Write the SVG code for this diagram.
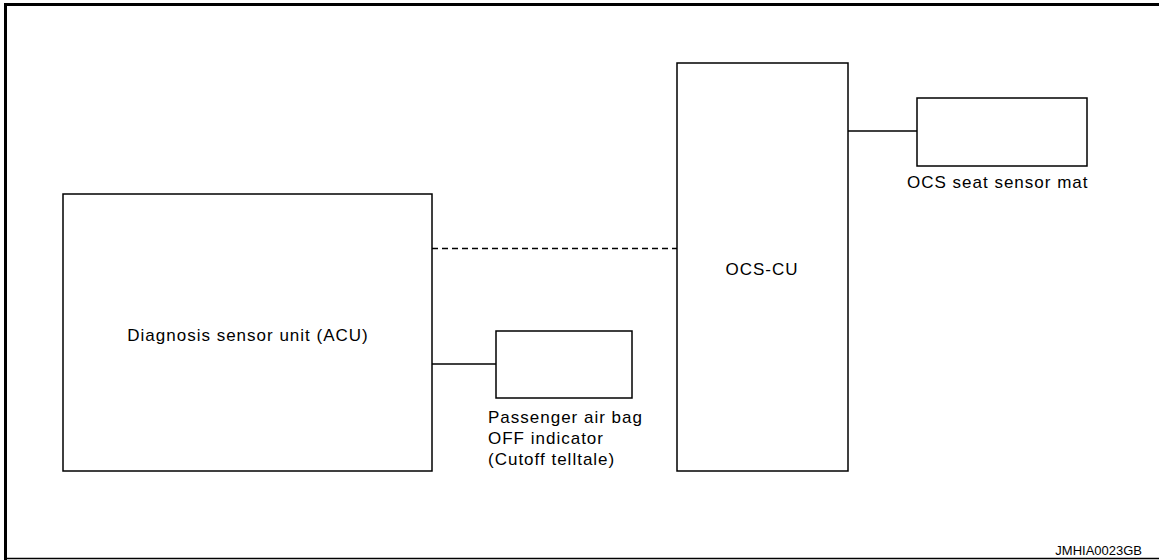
<svg xmlns="http://www.w3.org/2000/svg" width="1159" height="560" viewBox="0 0 1159 560">
<style>
.box{fill:#fff;stroke:#000;stroke-width:1.5}
.wire{stroke:#000;stroke-width:1.3;fill:none}
.dash{stroke:#000;stroke-width:1.3;fill:none;stroke-dasharray:6,4}
text{font-family:"Liberation Sans",Arial,sans-serif;font-size:17px;fill:#000;letter-spacing:1px}
.id{font-size:13px;letter-spacing:0}
</style>
<rect width="1159" height="560" fill="#fff"/>
<g id="frame">
<line x1="4" y1="4.5" x2="1159" y2="4.5" stroke="#000" stroke-width="3"/>
<line x1="5.5" y1="3" x2="5.5" y2="560" stroke="#000" stroke-width="3"/>
<line x1="4" y1="558.5" x2="1159" y2="558.5" stroke="#000" stroke-width="1.5"/>
</g>
<g id="connectors">
<line class="dash" x1="432" y1="248.5" x2="677" y2="248.5"/>
<line class="wire" x1="432" y1="364" x2="496" y2="364"/>
<line class="wire" x1="848" y1="131" x2="917" y2="131"/>
</g>
<g id="acu">
<rect class="box" x="63" y="194" width="369" height="277"/>
<text x="248" y="341" text-anchor="middle">Diagnosis sensor unit (ACU)</text>
</g>
<g id="ocs-cu">
<rect class="box" x="677" y="63" width="171" height="408"/>
<text x="762" y="275" text-anchor="middle">OCS-CU</text>
</g>
<g id="ocs-mat">
<rect class="box" x="917" y="98" width="170" height="68"/>
<text x="907" y="188">OCS seat sensor mat</text>
</g>
<g id="passenger-indicator">
<rect class="box" x="496" y="331" width="136" height="67"/>
<text x="488" y="423">
<tspan x="488" dy="0">Passenger air bag</tspan>
<tspan x="488" dy="21">OFF indicator</tspan>
<tspan x="488" dy="21">(Cutoff telltale)</tspan>
</text>
</g>
<text class="id" x="1142" y="555" text-anchor="end">JMHIA0023GB</text>
</svg>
○ ○ ○ ○ ○
WORK TO DO
Using the material above, set down every line exactly, but skip the pictures.

SOLUTION FOR THIS TASK
Write the SVG code for this diagram.
<svg xmlns="http://www.w3.org/2000/svg" width="1159" height="560" viewBox="0 0 1159 560">
<style>
.box{fill:#fff;stroke:#000;stroke-width:1.5}
.wire{stroke:#000;stroke-width:1.3;fill:none}
.dash{stroke:#000;stroke-width:1.3;fill:none;stroke-dasharray:6,4}
text{font-family:"Liberation Sans",Arial,sans-serif;font-size:17px;fill:#000;letter-spacing:1px}
.id{font-size:13px;letter-spacing:0}
</style>
<rect width="1159" height="560" fill="#fff"/>
<g id="frame">
<line x1="4" y1="4.5" x2="1159" y2="4.5" stroke="#000" stroke-width="3"/>
<line x1="5.5" y1="3" x2="5.5" y2="560" stroke="#000" stroke-width="3"/>
<line x1="4" y1="558.5" x2="1159" y2="558.5" stroke="#000" stroke-width="1.5"/>
</g>
<g id="connectors">
<line class="dash" x1="432" y1="248.5" x2="677" y2="248.5"/>
<line class="wire" x1="432" y1="364" x2="496" y2="364"/>
<line class="wire" x1="848" y1="131" x2="917" y2="131"/>
</g>
<g id="acu">
<rect class="box" x="63" y="194" width="369" height="277"/>
<text x="248" y="341" text-anchor="middle">Diagnosis sensor unit (ACU)</text>
</g>
<g id="ocs-cu">
<rect class="box" x="677" y="63" width="171" height="408"/>
<text x="762" y="275" text-anchor="middle">OCS-CU</text>
</g>
<g id="ocs-mat">
<rect class="box" x="917" y="98" width="170" height="68"/>
<text x="907" y="188">OCS seat sensor mat</text>
</g>
<g id="passenger-indicator">
<rect class="box" x="496" y="331" width="136" height="67"/>
<text x="488" y="423">
<tspan x="488" dy="0">Passenger air bag</tspan>
<tspan x="488" dy="21">OFF indicator</tspan>
<tspan x="488" dy="21">(Cutoff telltale)</tspan>
</text>
</g>
<text class="id" x="1142" y="555" text-anchor="end">JMHIA0023GB</text>
</svg>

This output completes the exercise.